Expanding Practice

Peggy Deamer

There are so many ways to parse through what expansion in architectural practice means—expand our scope of service; expand our labor pool (more women, people of color, and the socioeconomically unprivileged, to start); expand our power to shape the built environment; expand fees; expand our horizons. As a member of the Architecture Lobby, I believe that all of these expansions are related and necessary. However, it is worth focusing on expanding horizons because its expansive umbrella, far from being ephemeral, contains specific and illuminating ideological lessons.

The American Institute of Architects’ (AIA) Look Up campaign of 2014 suggests to the public that “Architects look up to art . . . to looking within . . . to our hearts . . .  to something higher . . . to nature.” All these nuggets are meant to indicate that our architectural vision is expanded, sincere, easily achieved, and appreciated. Just look up! Yet there is clearly more to our work than this, and if this feel-good horizon expansion is one step forward, it also is three steps back. Actually, it is six steps back, given that the promotion speaks separately to both the public and the profession.

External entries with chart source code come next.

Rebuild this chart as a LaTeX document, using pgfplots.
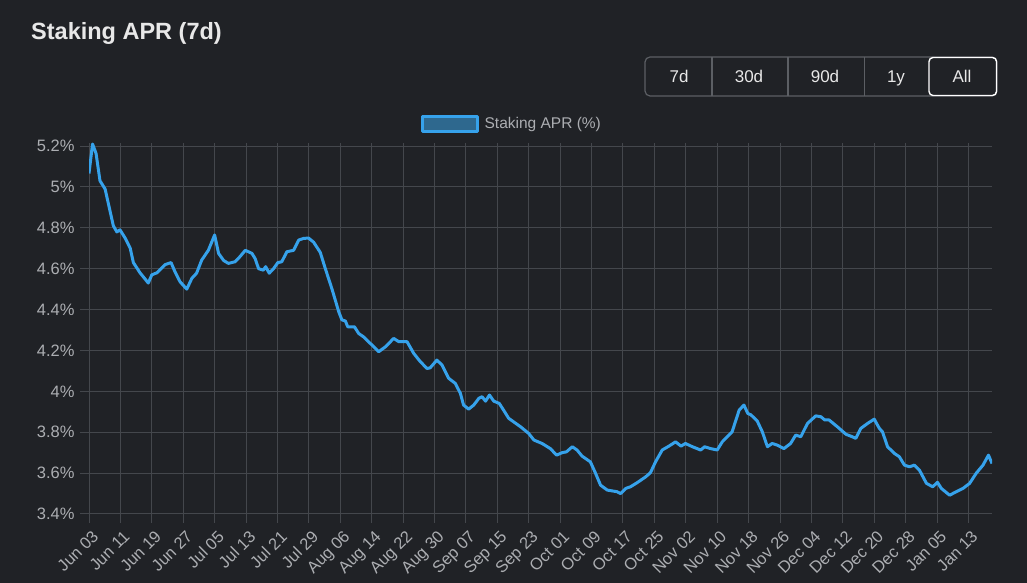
\documentclass[border=0pt]{standalone}
\usepackage{pgfplots}
\pgfplotsset{compat=1.18}
\usepackage{fontspec}
\setmainfont{Liberation Sans}
\definecolor{bg}{RGB}{32,34,38}
\definecolor{gridc}{RGB}{68,71,76}
\definecolor{labelc}{RGB}{172,174,178}
\definecolor{titlec}{RGB}{232,232,232}
\definecolor{btnborder}{RGB}{92,95,100}
\definecolor{aprblue}{RGB}{54,162,235}
\definecolor{aprfill}{RGB}{46,104,142}

\begin{document}
\begin{tikzpicture}
\path[use as bounding box, fill=bg] (0pt,0pt) rectangle (1027pt,583pt);

% title
\node[anchor=base west, inner sep=0pt, text=titlec, font=\fontsize{23.5}{28}\selectfont\bfseries]
  at (31pt,543pt) {Staking APR (7d)};

% range buttons
\draw[btnborder, line width=1.2pt, rounded corners=5pt] (645pt,487pt) rectangle (997pt,526pt);
\draw[btnborder, line width=1.2pt] (712pt,487pt) -- (712pt,526pt)
  (788pt,487pt) -- (788pt,526pt) (864.5pt,487pt) -- (864.5pt,526pt);
\draw[white, line width=1.4pt, rounded corners=4pt] (929pt,487.5pt) rectangle (996.5pt,525.5pt);
\begin{scope}[every node/.style={text=titlec, font=\fontsize{17}{20}\selectfont, inner sep=0pt, anchor=base}]
  \node at (679pt,500pt) {7d};
  \node at (749pt,500pt) {30d};
  \node at (825pt,500pt) {90d};
  \node at (896pt,500pt) {1y};
  \node at (962pt,500pt) {All};
\end{scope}

\begin{axis}[
    at={(89pt,69pt)}, anchor=south west,
    width=903pt, height=371pt, scale only axis,
    xmin=0, xmax=230,
    ymin=3.4, ymax=5.215,
    axis line style={draw=none},
    grid=major,
    major grid style={draw=gridc, line width=1pt},
    tick style={draw=gridc, line width=1pt},
    tick align=outside,
    major tick length=9pt,
    xtick pos=bottom, ytick pos=left,
    xtick={0,8,...,224},
    xticklabels={Jun 03,Jun 11,Jun 19,Jun 27,Jul 05,Jul 13,Jul 21,Jul 29,Aug 06,Aug 14,Aug 22,Aug 30,Sep 07,Sep 15,Sep 23,Oct 01,Oct 09,Oct 17,Oct 25,Nov 02,Nov 10,Nov 18,Nov 26,Dec 04,Dec 12,Dec 20,Dec 28,Jan 05,Jan 13},
    ytick={3.4,3.6,3.8,4,4.2,4.4,4.6,4.8,5,5.2},
    yticklabels={3.4\%,3.6\%,3.8\%,4\%,4.2\%,4.4\%,4.6\%,4.8\%,5\%,5.2\%},
    ticklabel style={text=labelc, font=\fontsize{16.5}{19}\selectfont},
    yticklabel style={xshift=-2pt},
    xticklabel style={rotate=45, anchor=north east, inner sep=2pt, xshift=-1pt, yshift=-4pt},
    legend style={at={(0.3677,1.052)}, anchor=west, draw=none, fill=none,
      text=labelc, font=\fontsize{15.5}{18}\selectfont, inner sep=0pt},
    legend image code/.code={%
      \draw[draw=aprblue, fill=aprfill, line width=2.8pt] (0pt,-7.5pt) rectangle (55pt,7.5pt);
      \path[draw=none, fill=none] (0pt,0pt) -- (60pt,0pt);},
  ]
  \addplot[aprblue, line width=3pt, line join=round] coordinates {
    (0,5.066) (0.9,5.21) (1.8,5.164) (2.8,5.03) (4.1,4.99) (6.2,4.81) (7.1,4.78)
    (7.9,4.79) (9.2,4.75) (10.5,4.70) (11.3,4.63) (13.0,4.58) (15.1,4.53) (16.0,4.57)
    (17.3,4.58) (19.4,4.62) (20.9,4.63) (21.9,4.585) (23.2,4.536) (24.9,4.50)
    (26.2,4.553) (27.4,4.578) (28.7,4.642) (30.4,4.69) (32.0,4.765) (33.0,4.675)
    (34.3,4.64) (35.5,4.626) (37.2,4.634) (38.5,4.66) (39.8,4.69) (41.5,4.675)
    (42.3,4.65) (43.2,4.60) (44.4,4.593) (45.0,4.61) (45.9,4.578) (47.0,4.60)
    (48.1,4.63) (49.1,4.634) (50.4,4.683) (52.1,4.69) (53.4,4.74) (54.6,4.748)
    (55.9,4.75) (57.2,4.73) (58.9,4.68) (60.2,4.60) (61.9,4.50) (63.6,4.39)
    (64.4,4.35) (65.3,4.344) (65.9,4.316) (67.6,4.316) (68.7,4.283) (69.9,4.267)
    (72.1,4.226) (73.8,4.194) (75.5,4.218) (77.6,4.259) (78.9,4.243) (81.0,4.243)
    (82.7,4.186) (84.4,4.145) (86.1,4.112) (86.9,4.115) (88.6,4.153) (89.9,4.129)
    (91.6,4.064) (93.3,4.039) (94.6,3.99) (95.4,3.933) (96.7,3.913) (98.0,3.933)
    (99.3,3.966) (100.1,3.974) (101.0,3.952) (102.0,3.982) (103.1,3.952)
    (104.5,3.941) (105.6,3.908) (106.9,3.868) (109.9,3.827) (112.0,3.794)
    (113.3,3.762) (115.4,3.745) (117.5,3.72) (119.1,3.688) (120.5,3.70)
    (121.6,3.704) (123.1,3.729) (124.3,3.713) (125.6,3.683) (127.7,3.655)
    (129.0,3.60) (130.3,3.541) (132.0,3.517) (134.5,3.509) (135.4,3.50)
    (136.7,3.525) (137.9,3.533) (139.6,3.553) (141.8,3.582) (143.0,3.602)
    (144.3,3.655) (146.0,3.713) (147.7,3.732) (149.4,3.753) (150.8,3.732)
    (151.9,3.745) (153.7,3.729) (155.8,3.713) (156.8,3.729) (158.3,3.72)
    (160.0,3.713) (161.3,3.753) (163.8,3.802) (165.6,3.908) (166.8,3.933)
    (167.8,3.892) (168.6,3.885) (170.2,3.855) (171.5,3.802) (172.8,3.729)
    (174.0,3.745) (175.3,3.737) (177.0,3.72) (178.7,3.745) (180.0,3.786)
    (181.3,3.778) (183.0,3.843) (185.1,3.88) (186.4,3.876) (187.4,3.86)
    (188.5,3.86) (190.6,3.827) (192.8,3.79) (194.4,3.778) (195.3,3.77)
    (196.6,3.819) (198.3,3.843) (200.0,3.864) (201.3,3.819) (202.1,3.802)
    (203.4,3.729) (205.1,3.697) (206.4,3.68) (207.7,3.639) (209.0,3.631)
    (210.2,3.639) (211.5,3.615) (213.3,3.55) (214.9,3.533) (216.1,3.555)
    (217.1,3.525) (219.2,3.492) (220.9,3.509) (222.6,3.525) (224.3,3.55)
    (226.0,3.60) (227.7,3.639) (229.1,3.688) (230.0,3.647)
  };
  \addlegendentry{Staking APR (\%)}
\end{axis}
\end{tikzpicture}
\end{document}
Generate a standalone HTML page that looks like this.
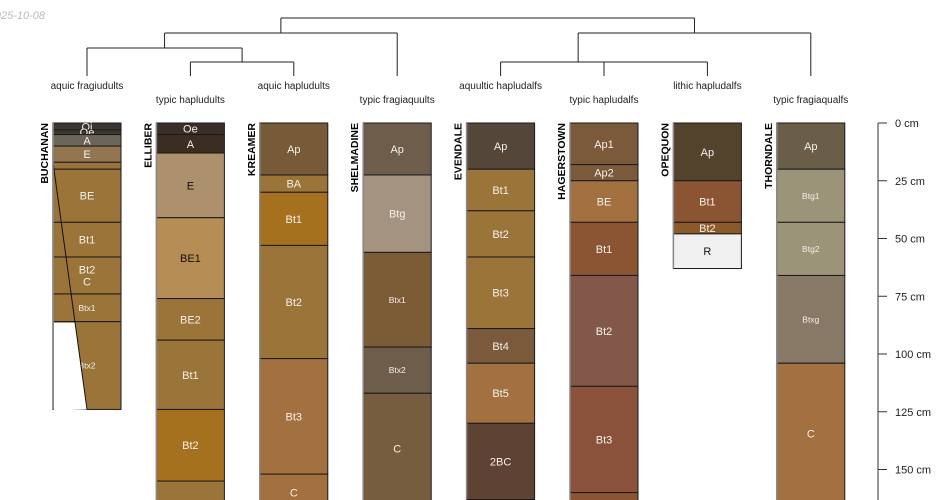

The three steps back for the public:

1. Architects dream! And since there is no way to monetize dreaming—indeed, dreaming is self-indulgent—why pay? “Hey, this isn’t really work, right?”

2. Architects can’t explain what they do because it is so mystical. It’s not just dreamy, it’s quasireligious. “Surely the architects are getting their souls nourished; reward for them transcends the merely monetary, and why interfere with that?”

3. Architects are scattered. “There are reasons that these folks aren’t engineers; they’re thinking laterally! Should we worry about whether the house will stand? And how much would the engineering consultant, who actually knows, cost us?”

The three steps back for architects:

4. We dream! We don’t work! So why pay attention to the conditions that we work in? The #MeToo movement and gender inequity are just the side effects of dreaming together with geniuses. And why pay attention to whether we work legally or healthily? And really, why worry about how or if I’m paid?

5. What we do isn’t communicable. No one understands us. If only the world understood us! Let’s blame the world; there’s nothing I can do about it. Maybe there’s another route. Let’s fetishize that mystery! Aesthetics is something only we chosen few can master. And I am surely one, since I’m suffering so much for it.

6. I’m a synthetic thinker. Please don’t confuse me with techies or builders or mere service providers. I’m all and none of these! I haven’t figured out how to charge for my lateral work, though. But at least I’m not the only confused architect! All I really need to know to get that next job is to underbid the next guy.

If it were only the AIA that sent out Look Up-type messages, we wouldn’t worry. But because our schools teach us the same thing, which we then spout in our brochures, which our historical narratives indulge, and which the media—with its rare, often negative mentions of us—perpetuates, the message is deeply damaging and relevant.

A colleague of mine, Philip Allsopp, recently observed:

 “[At] the heart of the issues we are discussing are two different epistemologies for the way we live on this planet. One of them is born out of a convenient corporate aberration of Adam Smith's writings . . . wherein every person only does things that will result in personal gains—no matter what the consequences are for others or the world around them. The other has its roots in democracy and speaks to the power of helping others to thrive and by doing so returns large and sustained economic and social benefits.”

Architects, and architecture as a whole profession, must decide which epistemology is theirs. Looking up just guarantees that we don’t look at the dichotomy at all. I believe that the world divides on other lines: those who have the courage to look at true conditions and those who do not.


In July of 2013, the Architecture Lobby held its first meeting. Those gathered in Brooklyn—thirteen in all—had identified their frustrations with the profession of architecture: how hard architects and designers worked for little reward, debt taken on during school, projects that rarely had social relevance, firms that did not pay interns or overtime, offices with sexist protocols, impossible work-life balance, and lack of support from the AIA.

This discussion did not yield specific actions, but it did identify that the problem sat at the feet of all the actors in an architectural project: the public, or clients who don’t understand the profession and pay accordingly; firm owners who don’t negotiate good fees and hence pass down insufficient wages; and firm employees who believe that they are lucky to work for almost nothing. The group realized the need to hold meetings every third week, a policy that the New York chapter of the Lobby still follows. By the second meeting (still in Brooklyn), we had our name. By the fifth (at the East 19th Street Manhattan office of a supportive firm) we identified the content for our website—three declarations for each of the three constituents (the public, firm owners, and staff). By the eighth, we had people outside of the New York City area calling in.

Anxious to find a cause that would announce our presence and our concerns, we used the 2014 Venice Architecture Biennale as an occasion to announce our presence. Two Lobby members in Venice turned the nine points of the website declaration into our ten-point manifesto and, part protest and part performance, made public our demand for change in the profession. The manifesto has since been the road map for our actions. We now have ten chapters across the country.